Over the past several weeks, the company has made a series of moves that, taken individually, could be interpreted as incremental. A strategic integration of its business units. A continued push into enterprise compliance solutions. And more recently, the announcement of a $1.5 billion acquisition that adds a scaled artificial intelligence platform to the mix.

Individually, each development has its own context. Together, they point in a consistent direction.

A Shift in What the Business Represents

Diginex has historically been positioned within the ESG and compliance technology segment. That framing still applies. But it may no longer be sufficient.

The integration of its core platforms suggests a move away from fragmented solutions toward a unified system to manage sustainability reporting, supply chain transparency, and regulatory compliance more cohesively. That alone aligns the company with a broader shift taking place across enterprise software, where consolidation is gradually replacing point solutions.

The addition of an AI-driven customer intelligence platform adds another layer entirely.

At scale, that type of capability does not sit on the edge of enterprise systems. It tends to sit closer to the center, where data is not just collected but actively used to inform decisions, workflows, and engagement strategies.

That combination begins to change how the business is viewed.

When Data Starts to Converge

One of the recurring challenges across ESG and compliance has been fragmentation. Multiple systems. Multiple data streams. And increasing pressure from regulators and stakeholders to ensure consistency and accuracy.

Companies have responded by adding tools. But tools, on their own, rarely solve structural inefficiencies.

What tends to resolve those issues is integration.

Diginex’s recent alignment of its offerings across carbon accounting, reporting, and supply chain data suggests a recognition of that dynamic. By bringing these functions together, the company is positioning itself to address not just compliance requirements, but the operational friction that comes with managing them.
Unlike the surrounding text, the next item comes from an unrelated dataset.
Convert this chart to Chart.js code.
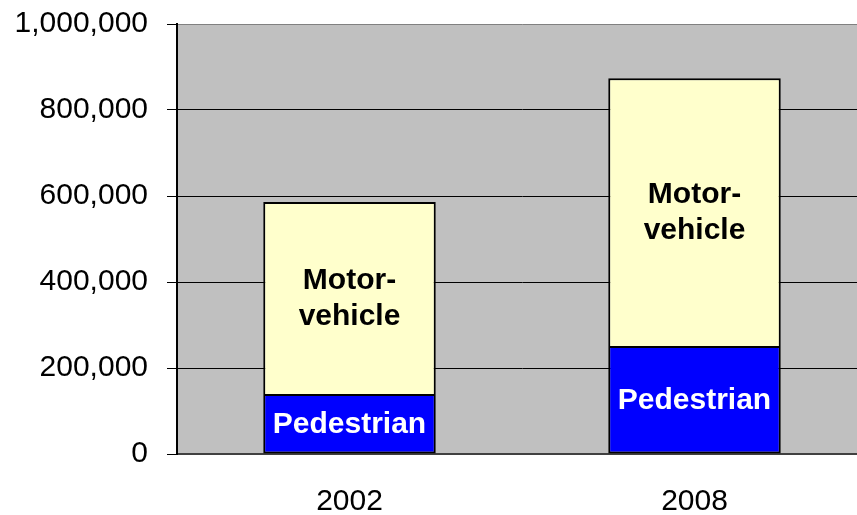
<!DOCTYPE html>
<html><head><meta charset="utf-8">
<script src="https://cdn.jsdelivr.net/npm/chart.js@4/dist/chart.umd.min.js"></script>
<style>
html,body{margin:0;padding:0;background:#fff;overflow:hidden;width:857px;height:515px;}
#wrap{position:relative;width:867px;height:515px;}
</style></head>
<body><div id="wrap"><canvas id="c" width="867" height="515"></canvas></div>
<script>
const categories = ['2002', '2008'];
const pedestrian = [135000, 246500];
const motorVehicle = [451000, 627500];
const seriesNames = ['Pedestrian', 'Motor-vehicle'];
const segmentText = [['Pedestrian'], ['Motor-', 'vehicle']];
const yTicks = [0, 200000, 400000, 600000, 800000, 1000000];

const FONT = "'Liberation Sans', Arial, sans-serif";

const bgPlugin = {
  id: 'plotBg',
  beforeDraw(chart) {
    const a = chart.chartArea, ctx = chart.ctx;
    ctx.save();
    ctx.fillStyle = '#C0C0C0';
    ctx.fillRect(a.left, a.top, a.right - a.left, a.bottom - a.top);
    ctx.restore();
  }
};

const labelPlugin = {
  id: 'segLabels',
  afterDatasetsDraw(chart) {
    const ctx = chart.ctx;
    ctx.save();
    ctx.font = "bold 30px " + FONT;
    ctx.textAlign = 'center';
    ctx.textBaseline = 'middle';
    chart.data.datasets.forEach((ds, di) => {
      const meta = chart.getDatasetMeta(di);
      const lines = segmentText[di];
      ctx.fillStyle = di === 0 ? '#FFFFFF' : '#000000';
      meta.data.forEach(el => {
        const cy = (el.y + el.base) / 2;
        const lh = 36;
        const start = cy - (lines.length - 1) * lh / 2;
        lines.forEach((t, i) => ctx.fillText(t, el.x, start + i * lh));
      });
    });
    ctx.restore();
  }
};

new Chart(document.getElementById('c'), {
  type: 'bar',
  data: {
    labels: categories,
    datasets: [
      { label: seriesNames[0], data: pedestrian, backgroundColor: '#0000FF', borderColor: '#000000',
        borderWidth: { top: 0, left: 2, right: 2, bottom: 2 }, borderSkipped: false },
      { label: seriesNames[1], data: motorVehicle, backgroundColor: '#FFFFCC', borderColor: '#000000',
        borderWidth: 2, borderSkipped: false }
    ]
  },
  options: {
    responsive: false,
    animation: false,
    layout: { padding: { left: 0, top: 24, right: 0, bottom: 0 } },
    plugins: { legend: { display: false }, tooltip: { enabled: false } },
    datasets: { bar: { barPercentage: 0.5, categoryPercentage: 1.0 } },
    scales: {
      x: {
        stacked: true,
        grid: { display: false, drawTicks: false },
        border: { display: true, color: '#404040', width: 2 },
        ticks: { color: '#000', font: { family: FONT, size: 30 }, padding: 30 },
        afterFit(s) { s.height = 61; s.paddingLeft = 0; s.paddingRight = 0; }
      },
      y: {
        stacked: true,
        min: 0, max: 1000000,
        afterBuildTicks(s) { s.ticks = yTicks.map(v => ({ value: v })); },
        grid: {
          color: ctx => ctx.tick && ctx.tick.value === 1000000 ? '#808080' : (ctx.tick && ctx.tick.value === 0 ? '#404040' : '#000000'),
          tickColor: '#000000',
          tickLength: 10,
          lineWidth: 1
        },
        border: { display: true, color: '#000000', width: 2 },
        ticks: {
          color: '#000', font: { family: FONT, size: 30 }, padding: 19,
          callback: v => v.toLocaleString('en-US')
        },
        afterFit(s) { s.width = 177; s.paddingTop = 0; s.paddingBottom = 0; }
      }
    }
  },
  plugins: [bgPlugin, labelPlugin]
});
</script></body></html>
When that happens, the value proposition shifts.

The conversation moves away from features and toward reliability, scalability, and system-level efficiency.

The Role of Scale

The company’s planned $1.5 billion acquisition introduces a different variable: scale.

Source:https://ir.diginex.com/news-releases/news-release-details/diginex-limited-dgnx-announces-us15-billion-ai-acquisition

The target business, Resulticks, generates meaningful revenue and has established enterprise relationships, adding both size and capability. More importantly, it introduces an AI layer that expands how data can be used once it is collected.

That combination, compliance data on one side and real-time data activation on the other, is not typical within the ESG technology space. But it is increasingly relevant in a market where enterprise systems are converging.

This is where categorization becomes more difficult.

Companies that operate purely within compliance tend to be evaluated one way. Companies that sit closer to data infrastructure and enterprise systems tend to be evaluated differently.

Diginex appears to be moving toward the latter.

A Market That Is Still Catching Up

The broader market does not always adjust immediately to this type of shift.

Repositioning takes time to be understood, particularly when it involves multiple moving parts. Integration efforts, acquisitions, and evolving product strategies can introduce short-term complexity, even when they are designed to reduce it over the long term.

But there are early signals that begin to surface.

Increased interest in bundled offerings. Larger, more integrated client engagements. A shift in how the company presents itself and how its solutions are consumed.

Those signals tend to appear before broader recognition follows.

What to Watch

The next phase will be defined by execution.

Integration across platforms, alignment of technology roadmaps, and the ability to translate a broader strategy into consistent commercial outcomes will determine how fully this shift takes hold. If successful, the company moves into a different category, one that sits closer to the core infrastructure layer of enterprise data and compliance.

That is not a small transition. And it is not one that tends to be reflected all at once. But as the market begins to account for a more complete sum-of-the-parts view, being early to that transformation can carry its own advantage.